Maybe the class can make stuff together from the Lewis culinaria? Surely that's way more fun than being served something. Or am I too much of a hippy?
Posted by: debra van Culiblog | Monday, 03 April 2006 at 02:13 AM
The Taste of Country Cooking
Lewis organized The Taste of Country Cooking with menus set to the routines of rural life: "A Spring Breakfast When the Shad Were Running," "Making Ice Cream on a Summer Afternoon," "Morning-After-Hog-Butchering Breakfast." These slices of seasonal life evoke a world of persimmon beer and country-fried apples, watermelon-rind pickles and smothered rabbit and Saturday-night yeast bread. The rhythm of farm work and holiday feast follows the back-and-forth between people and nature, revealing a regional cuisine's original connection to the soil. Lewis's advocacy of natural foods reflects not the zeal of a convert but the living memory of being a farm girl in Freetown, where the woods and orchard and garden were her supermarket, and a box behind the kitchen stove served as a makeshift nursery for hatchling chicks.

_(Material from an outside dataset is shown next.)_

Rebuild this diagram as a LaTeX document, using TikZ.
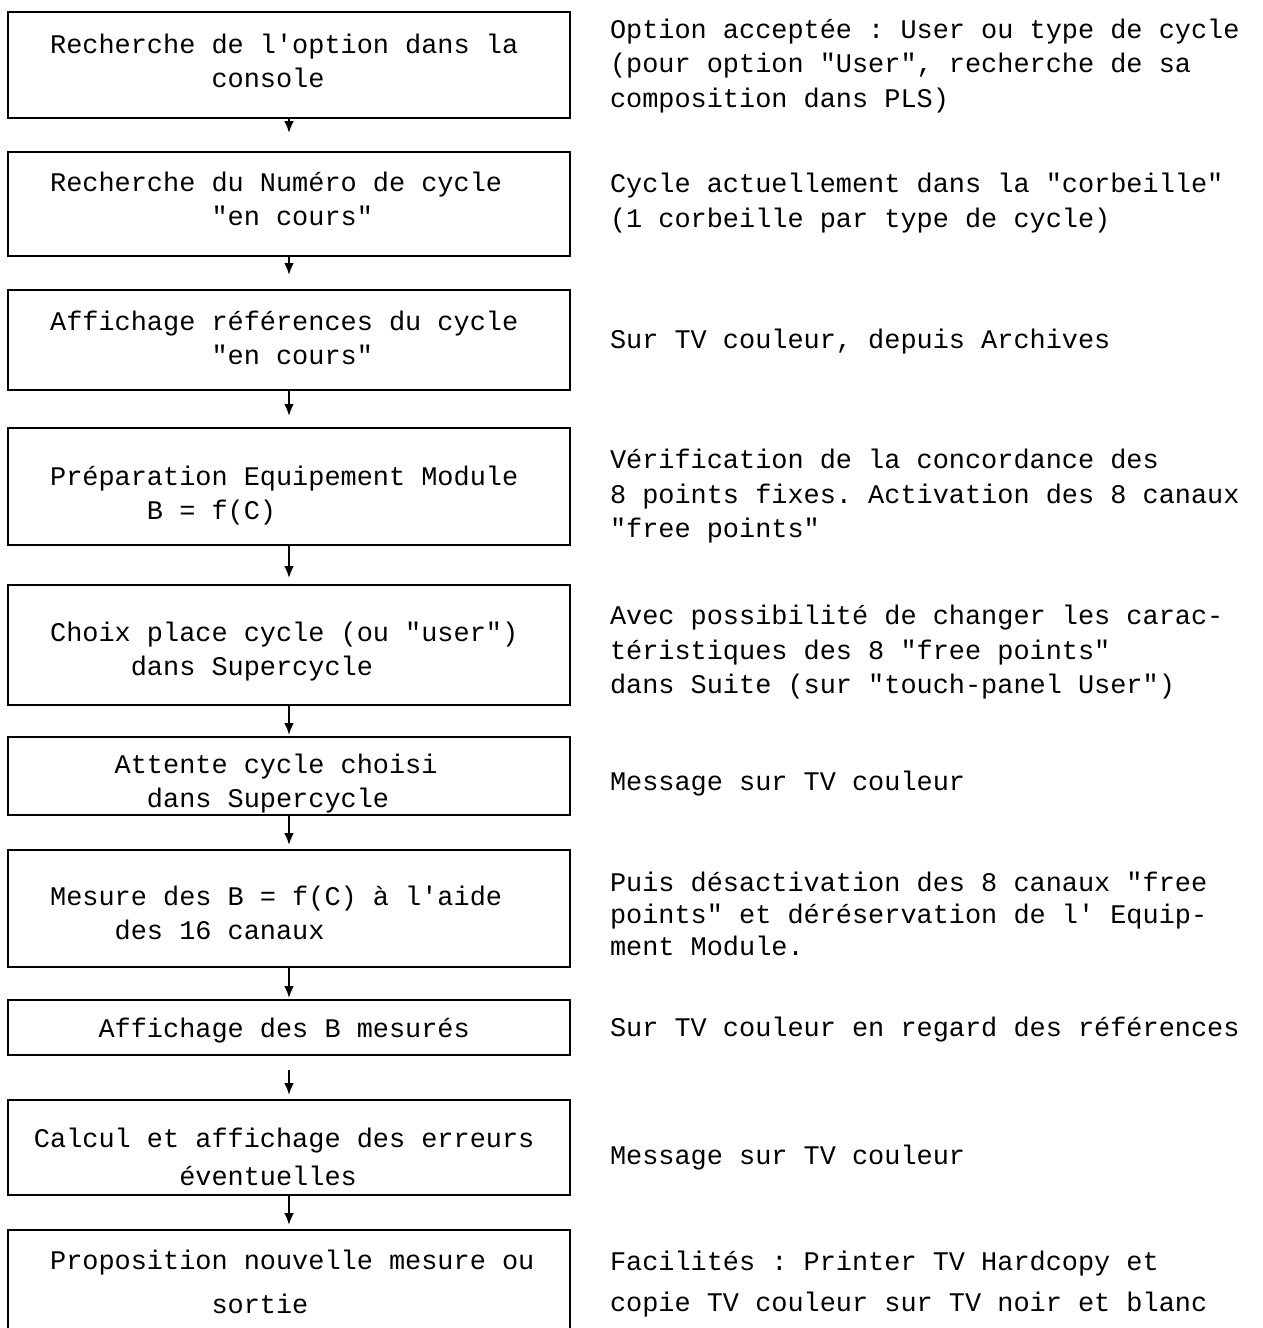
\documentclass[tikz,border=0pt]{standalone}
\usepackage{fontspec}
\setmonofont{Liberation Mono}
\usepackage{tikz}
\usetikzlibrary{positioning,arrows.meta}

% leading blanks, counted in characters of the typewriter font
\newcommand{\pad}[1]{\hspace*{#1\dimexpr0.6em\relax}}

\tikzset{
  box/.style={rectangle, draw, line width=2.3pt, text width=510pt, inner xsep=26pt,
    inner ysep=0pt, outer sep=0pt, align=left, text height=26pt,
    execute at begin node={\spaceskip=0.6em\relax\xspaceskip=0.6em\relax}},
  note/.style={inner sep=0pt, outer sep=0pt, align=left, anchor=west},
  arr/.style={-{Latex[length=12pt,width=10pt]}, line width=2.5pt}
}

\begin{document}
\begin{tikzpicture}[font=\ttfamily\fontsize{26.9pt}{34.5pt}\selectfont]
    \useasboundingbox (0,0) rectangle (1262pt,-1328pt);

    % the steps
    \node[box, minimum height=106pt, text depth=50pt, anchor=north west] (search) at (8pt,-12pt) {\pad{1}Recherche de l'option dans la\\\pad{11}console};
    \node[box, minimum height=104pt, text depth=52pt, below=34pt of search] (number) {\pad{1}Recherche du Numéro de cycle\\\pad{11}"en cours"};
    \node[box, minimum height=100pt, text depth=46pt, below=34pt of number] (refs) {\pad{1}Affichage références du cycle\\\pad{11}"en cours"};
    \node[box, minimum height=117pt, text depth=29pt, below=38pt of refs] (prep) {\pad{1}Préparation Equipement Module\\\pad{7}B = f(C)};
    \node[box, minimum height=120pt, text depth=34pt, below=40pt of prep] (place) {\pad{1}Choix place cycle (ou "user")\\\pad{6}dans Supercycle};
    \node[box, minimum height=78pt, text depth=32pt, below=32pt of place] (wait) {\pad{5}Attente cycle choisi\\\pad{7}dans Supercycle};
    \node[box, minimum height=117pt, text depth=33pt, below=35pt of wait] (measure) {\pad{1}Mesure des B = f(C) à l'aide\\\pad{5}des 16 canaux};
    \node[box, minimum height=55pt, text depth=7pt, below=33pt of measure] (show) {\pad{4}Affichage des B mesurés};
    \node[box, minimum height=95pt, text depth=27pt, below=45pt of show] (errors) {Calcul et affichage des erreurs\\[3.5pt]\pad{9}éventuelles};
    \node[box, minimum height=110pt, text depth=58pt, below=35pt of errors] (next) {\pad{1}Proposition nouvelle mesure ou\\[9.5pt]\pad{11}sortie};

    \draw[arr, shorten >=19pt] (search) -- (number);
    \draw[arr, shorten >=15pt] (number) -- (refs);
    \draw[arr, shorten >=12pt] (refs) -- (prep);
    \draw[arr, shorten >=7pt] (prep) -- (place);
    \draw[arr, shorten >=2pt] (place) -- (wait);
    \draw[arr, shorten >=5pt] (wait) -- (measure);
    \draw[arr, shorten >=2pt] (measure) -- (show);
    \draw[arr, shorten <=15pt, shorten >=5pt] (show) -- (errors);
    \draw[arr, shorten >=5pt] (errors) -- (next);

    % remarks on the right
    \node[note, right=40pt of search, yshift=-1pt] (nsearch) {Option acceptée : User ou type de cycle\\(pour option "User", recherche de sa\\composition dans PLS)};
    \node[note, right=40pt of number, yshift=1pt] (nnumber) {Cycle actuellement dans la "corbeille"\\(1 corbeille par type de cycle)};
    \node[note, right=40pt of refs, yshift=-2pt] (nrefs) {Sur TV couleur, depuis Archives};
    \node[note, right=40pt of prep, yshift=-10pt] (nprep) {Vérification de la concordance des\\8 points fixes. Activation des 8 canaux\\"free points"};
    \node[note, right=40pt of place, yshift=-7.5pt] (nplace) {Avec possibilité de changer les carac-\\téristiques des 8 "free points"\\dans Suite (sur "touch-panel User")};
    \node[note, right=40pt of wait, yshift=-8pt] (nwait) {Message sur TV couleur};
    \node[note, right=40pt of measure, yshift=-5pt] (nmeasure) {Puis désactivation des 8 canaux "free\\[-2.5pt]points" et déréservation de l' Equip-\\[-2.5pt]ment Module.};
    \node[note, right=40pt of show, yshift=-2pt] (nshow) {Sur TV couleur en regard des références};
    \node[note, right=40pt of errors, yshift=-10.5pt] (nerrors) {Message sur TV couleur};
    \node[note, right=40pt of next, yshift=0.5pt] (nnext) {Facilités : Printer TV Hardcopy et\\[6.5pt]copie TV couleur sur TV noir et blanc};
\end{tikzpicture}
\end{document}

from : http://www.epicurious.com/cooking/holiday/black_history/lewis
Posted by: debra van Culiblog | Monday, 03 April 2006 at 02:16 AM
http://www.watershedrestaurant.com/dinner%20menu.htm
Just some ideas pulled from the Watershed's dinner menu. Scott Peacock and Edna Lewis were 'buddies', and she made her last cookbook with him.
Dinner Menu
Starters
Creamy Stone Ground Shrimp Grits and Pullman Plank 7
Fried Oysters with Red Pepper Catsup and Spicy Dipping Sauce 9
Pimento Cheese and Celery 7
Sauté of Wild Mushrooms with Cheese and Country Ham on Toast 7
Prince Edward Island Mussels Steamed with White Wine, Garlic, and Leeks 12
Butter Bean Hummus with Crudités and Homemade Pita 10
Tasting of Artisanal Cheeses 12
Tomato Basil Soup 6
Olives 4
Salads
“Shed” 5
Iceberg Lettuce Salad with Bacon and Blue Cheese dressing 6
Steak Salad 15
Entrees
All Natural Coleman Beef Burger with Extra Sharp Cheddar 12
Roast Duck Breast with Sautéed Local Greens and Seasonal Vegetables 22
Country Captain 14
Beef Stroganoff 16
Okra Pancakes with Yellow Squash and Roasted Tomatoes 14
Southern Table Salmon Croquettes 16
Fried Catfish with Hush Puppies 16
Fresh Fish of the Day (market price)
Meyer Natural Angus New York Strip 28
Shrimp and Garlic Spaghetti 16
Hot Vegetable Plate 14
Whole Young Herb Roasted Chicken with Creamy Grits and Wild Mushrooms 17
(please allow 30 minutes cooking time)
Grilled Niman Ranch Pork Chop with Collard Greens and Mac-n-Cheese 18
On The Side
Gingered Beets 3
Onion Rings 4
Fries 4
Hot Vegetable Side 4
Posted by: debra van Culiblog | Monday, 03 April 2006 at 02:20 AM
I said Edna Lewis, but here I am giving a recipe from the Watershed, Scott Peacock's resto. I still think you should cook from her cookbook.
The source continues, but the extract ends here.